Tokyo-based Ryoji Iedokoro Architecture Office have developed the Yakiniku Nikunotoriko restaurant located in Tokyo. This place aims to change customers’ perception of what a yakiniku restaurant should be like.
The design of the restaurant’s two floors places an emphasis on the sense of touch and texture, as Ryoji Iedokoro believes that “the memory of a taste is actually the memory of that entire experience”.
A specially constructed 6.5-meter glass table sits on the first floor and has a unique look: as if smoke has been captured in the glass. The stucco-like texture of the walls creates a rough uneven surface resembling an actual cave wall.
The second floor’s theme is ‘earth and greenery’: the landscape of the area is layered and asymmetric. The steel pipes imitate trees and are used as partitions to create a sense of privacy for the diners.
Denver-based Tres Birds Workshop designed a Japanese restaurant in Denver and topped it with a greenhouse.
This two-story building is rectangular in its plan and has a solid brick and concrete base, while its upper part is a fully glazed volume topped with a multi-gable roof.
Uchi takes the ground floor and features an L-shaped dining area that is organized around a central sushi counter and bar. The two rooms offer different atmospheres – one is light and warm, the other is designed in darker tones.
The southern wall of the restaurant is composed of reclaimed red bricks and custom-made crystal blocks which transfer light and energy, thus connecting the interior to the distant cityscape while at the same time sharing the warmth of the inside with the passers-by. The ceiling is made of raw wooden planks that help soften noise and add to the room’s sense of enclosure.
The 650-square-metre greenhouse featuring aeroponic towers that require no soil supplies the kitchen with organic greens available throughout the year. Moreover, this urban farm provides leafy greens for several local restaurants and markets too.
Norwegian Snøhetta have created Under – Europe’s First Underwater Restaurant in Lindesnes.

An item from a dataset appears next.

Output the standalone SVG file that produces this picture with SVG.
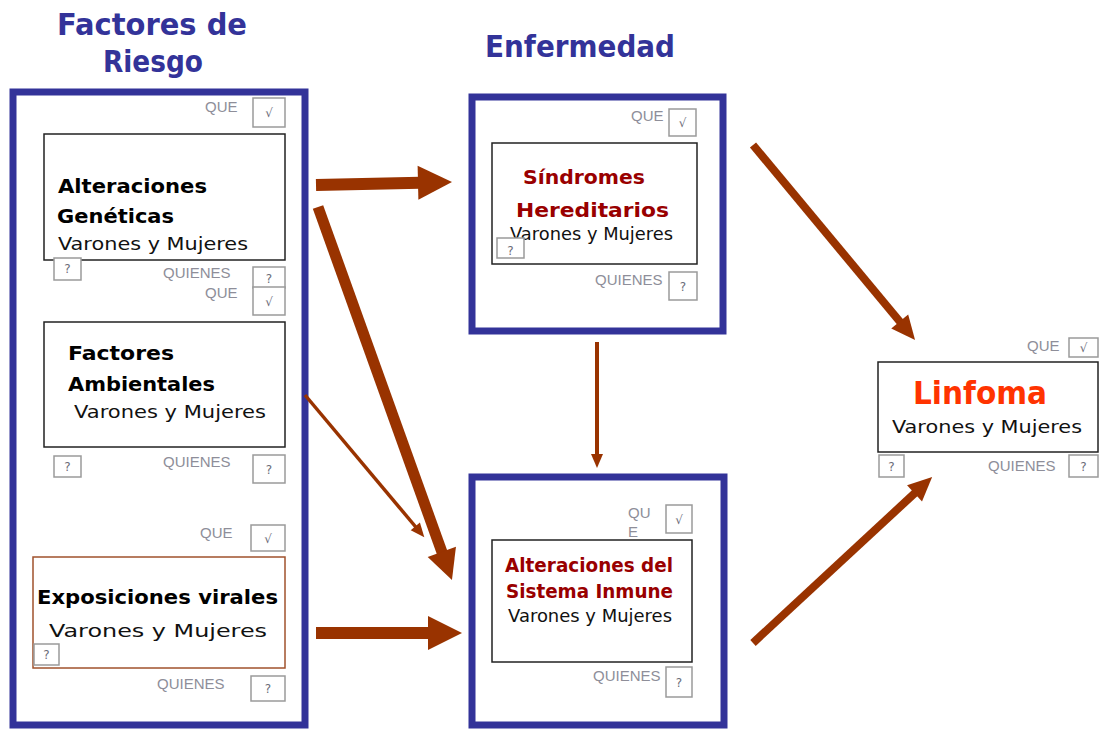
<svg xmlns="http://www.w3.org/2000/svg" width="1102" height="731" viewBox="0 0 1102 731">
<style>
.title{font-family:"DejaVu Sans","Liberation Sans",sans-serif;font-weight:bold;font-size:30px;fill:#333399}
.frame{fill:none;stroke:#333399;stroke-width:7}
.inner{fill:#fff;stroke:#222;stroke-width:1.5}
.innerB{fill:#fff;stroke:#a0522d;stroke-width:1.5}
.hb{font-family:"DejaVu Sans","Liberation Sans",sans-serif;font-weight:bold;font-size:20px;fill:#000}
.hr{font-family:"DejaVu Sans","Liberation Sans",sans-serif;font-weight:bold;font-size:19px;fill:#990000}
.vm{font-family:"DejaVu Sans","Liberation Sans",sans-serif;font-size:18px;fill:#111}
.lbl{font-family:"Liberation Sans",Arial,sans-serif;font-size:15px;fill:#8e8e99}
.cb{fill:#fff;stroke:#9a9a9a;stroke-width:1.5}
.cbt{font-family:"DejaVu Sans","Liberation Sans",sans-serif;font-size:12px;fill:#6b6b78;text-anchor:middle}
.arr{stroke:#993300;fill:none}
.head{fill:#993300}
</style>
<defs>
<marker id="hBig" markerUnits="userSpaceOnUse" markerWidth="34" markerHeight="34" refX="2" refY="17" orient="auto" overflow="visible"><path class="head" d="M0,0 L34,17 L0,34 z"/></marker>
<marker id="hMid" markerUnits="userSpaceOnUse" markerWidth="30" markerHeight="30" refX="2" refY="15" orient="auto" overflow="visible"><path class="head" d="M0,0 L30,15 L0,30 z"/></marker>
<marker id="hMed" markerUnits="userSpaceOnUse" markerWidth="24" markerHeight="22" refX="2" refY="11" orient="auto" overflow="visible"><path class="head" d="M0,0 L24,11 L0,22 z"/></marker>
<marker id="hSmall" markerUnits="userSpaceOnUse" markerWidth="14" markerHeight="12" refX="2" refY="6" orient="auto" overflow="visible"><path class="head" d="M0,0 L14,6 L0,12 z"/></marker>
</defs>
<rect width="1102" height="731" fill="#fff"/>

<g id="titles">
<text class="title" x="57" y="35" textLength="190" lengthAdjust="spacingAndGlyphs">Factores de</text>
<text class="title" x="103" y="72" textLength="100" lengthAdjust="spacingAndGlyphs">Riesgo</text>
<text class="title" x="485" y="57" textLength="190" lengthAdjust="spacingAndGlyphs">Enfermedad</text>
</g>

<g id="factores-riesgo">
<rect class="frame" x="13" y="92" width="292" height="633"/>
</g>

<g id="alteraciones-geneticas">
<rect class="inner" x="44" y="134" width="241" height="126"/>
<text class="hb" x="58" y="193" textLength="149" lengthAdjust="spacingAndGlyphs">Alteraciones</text>
<text class="hb" x="57" y="223" textLength="117" lengthAdjust="spacingAndGlyphs">Genéticas</text>
<text class="vm" x="58" y="250" textLength="190" lengthAdjust="spacingAndGlyphs">Varones y Mujeres</text>
<text class="lbl" x="205" y="112">QUE</text>
<rect class="cb" x="253" y="98" width="32" height="29"/><text class="cbt" x="269" y="117">√</text>
<rect class="cb" x="54" y="258" width="27" height="22"/><text class="cbt" x="67.5" y="273">?</text>
<text class="lbl" x="163" y="278">QUIENES</text>
<rect class="cb" x="253" y="267" width="32" height="21"/><text class="cbt" x="269" y="283">?</text>
</g>

<g id="factores-ambientales">
<rect class="inner" x="44" y="322" width="241" height="125"/>
<text class="lbl" x="205" y="298">QUE</text>
<rect class="cb" x="253" y="287" width="32" height="28"/><text class="cbt" x="269" y="306">√</text>
<text class="hb" x="68" y="360" textLength="106" lengthAdjust="spacingAndGlyphs">Factores</text>
<text class="hb" x="68" y="391" textLength="147" lengthAdjust="spacingAndGlyphs">Ambientales</text>
<text class="vm" x="74" y="418" textLength="192" lengthAdjust="spacingAndGlyphs">Varones y Mujeres</text>
<rect class="cb" x="54" y="456" width="27" height="21"/><text class="cbt" x="67.5" y="471">?</text>
<text class="lbl" x="163" y="467">QUIENES</text>
<rect class="cb" x="253" y="455" width="32" height="28"/><text class="cbt" x="269" y="474">?</text>
</g>

<g id="exposiciones-virales">
<text class="lbl" x="200" y="538">QUE</text>
<rect class="cb" x="251" y="525" width="34" height="26"/><text class="cbt" x="268" y="543">√</text>
<rect class="innerB" x="33" y="557" width="252" height="111"/>
<text class="hb" x="37" y="604" font-size="21" textLength="241" lengthAdjust="spacingAndGlyphs">Exposiciones virales</text>
<text class="vm" x="49" y="637" font-size="21" textLength="218" lengthAdjust="spacingAndGlyphs">Varones y Mujeres</text>
<rect class="cb" x="34" y="644" width="25" height="21"/><text class="cbt" x="46.5" y="659">?</text>
<text class="lbl" x="157" y="689">QUIENES</text>
<rect class="cb" x="251" y="676" width="34" height="25"/><text class="cbt" x="268" y="693">?</text>
</g>

<g id="sindromes-hereditarios">
<rect class="frame" x="472" y="97" width="251" height="234"/>
<text class="lbl" x="631" y="121">QUE</text>
<rect class="cb" x="669" y="109" width="27" height="27"/><text class="cbt" x="682.5" y="127">√</text>
<rect class="inner" x="492" y="143" width="205" height="121"/>
<text class="hr" x="523" y="184" textLength="122" lengthAdjust="spacingAndGlyphs">Síndromes</text>
<text class="hr" x="516" y="217" textLength="153" lengthAdjust="spacingAndGlyphs">Hereditarios</text>
<text class="vm" x="510" y="240" font-size="16" textLength="163" lengthAdjust="spacingAndGlyphs">Varones y Mujeres</text>
<rect class="cb" x="497" y="238" width="27" height="20"/><text class="cbt" x="510.5" y="255">?</text>
<text class="lbl" x="595" y="285">QUIENES</text>
<rect class="cb" x="669" y="272" width="28" height="28"/><text class="cbt" x="683" y="291">?</text>
</g>

<g id="sistema-inmune">
<rect class="frame" x="472" y="477" width="252" height="248"/>
<text class="lbl" x="628" y="518">QU</text>
<text class="lbl" x="628" y="537">E</text>
<rect class="cb" x="666" y="505" width="26" height="28"/><text class="cbt" x="679" y="524">√</text>
<rect class="inner" x="492" y="540" width="200" height="122"/>
<text class="hr" x="505" y="572" textLength="168" lengthAdjust="spacingAndGlyphs">Alteraciones del</text>
<text class="hr" x="506" y="598" textLength="167" lengthAdjust="spacingAndGlyphs">Sistema Inmune</text>
<text class="vm" x="508" y="622" font-size="16" textLength="164" lengthAdjust="spacingAndGlyphs">Varones y Mujeres</text>
<text class="lbl" x="593" y="681">QUIENES</text>
<rect class="cb" x="666" y="667" width="26" height="30"/><text class="cbt" x="679" y="687">?</text>
</g>

<g id="linfoma">
<text class="lbl" x="1027" y="351">QUE</text>
<rect class="cb" x="1069" y="338" width="29" height="19"/><text class="cbt" x="1083.5" y="352">√</text>
<rect class="inner" x="878" y="362" width="220" height="90"/>
<text x="913" y="404" font-family="DejaVu Sans, Liberation Sans, sans-serif" font-weight="bold" font-size="32" fill="#ff3300" textLength="134" lengthAdjust="spacingAndGlyphs">Linfoma</text>
<text class="vm" x="892" y="433" font-size="19" textLength="190" lengthAdjust="spacingAndGlyphs">Varones y Mujeres</text>
<rect class="cb" x="879" y="455" width="25" height="22"/><text class="cbt" x="891.5" y="471">?</text>
<text class="lbl" x="988" y="471">QUIENES</text>
<rect class="cb" x="1069" y="455" width="29" height="22"/><text class="cbt" x="1083.5" y="471">?</text>
</g>

<g id="connectors">
<line class="arr" x1="316" y1="185" x2="420" y2="182.7" stroke-width="12" marker-end="url(#hBig)"/>
<line class="arr" x1="318" y1="207" x2="442.5" y2="553.7" stroke-width="11" marker-end="url(#hMid)"/>
<line class="arr" x1="305" y1="395" x2="416.6" y2="528" stroke-width="3.5" marker-end="url(#hSmall)"/>
<line class="arr" x1="316" y1="633" x2="430" y2="633" stroke-width="12" marker-end="url(#hBig)"/>
<line class="arr" x1="597" y1="342" x2="597" y2="456" stroke-width="4" marker-end="url(#hSmall)"/>
<line class="arr" x1="753" y1="145" x2="901" y2="323" stroke-width="8" marker-end="url(#hMed)"/>
<line class="arr" x1="753" y1="643" x2="916" y2="492" stroke-width="8" marker-end="url(#hMed)"/>
</g>
</svg>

The 34-meter long monolithic form of the restaurant is half-sunken into the sea from the craggy shoreline, and offers visitors a unique view of marine life. The design of the structure is built to withstand pressure and shock from the sea conditions and meant to fully integrate into the surrounding marine environment over time: its rough concrete shell will serve as an artificial reef, welcoming limpets.
The area is known for its severe and rapidly changing weather conditions. But inside the restaurant’s rich interiors create a warm and welcoming atmosphere: hushed oak-clad foyer, sunset colored textile-clad ceiling panels and bespoke furniture. A huge horizontal window of the restaurant serves as a visual gateway connecting the guests to the wildlife in the water.
The project will also welcome interdisciplinary research teams studying marine biology and fish behavior through cameras and other tools, which are installed on and outside the facade of the restaurant.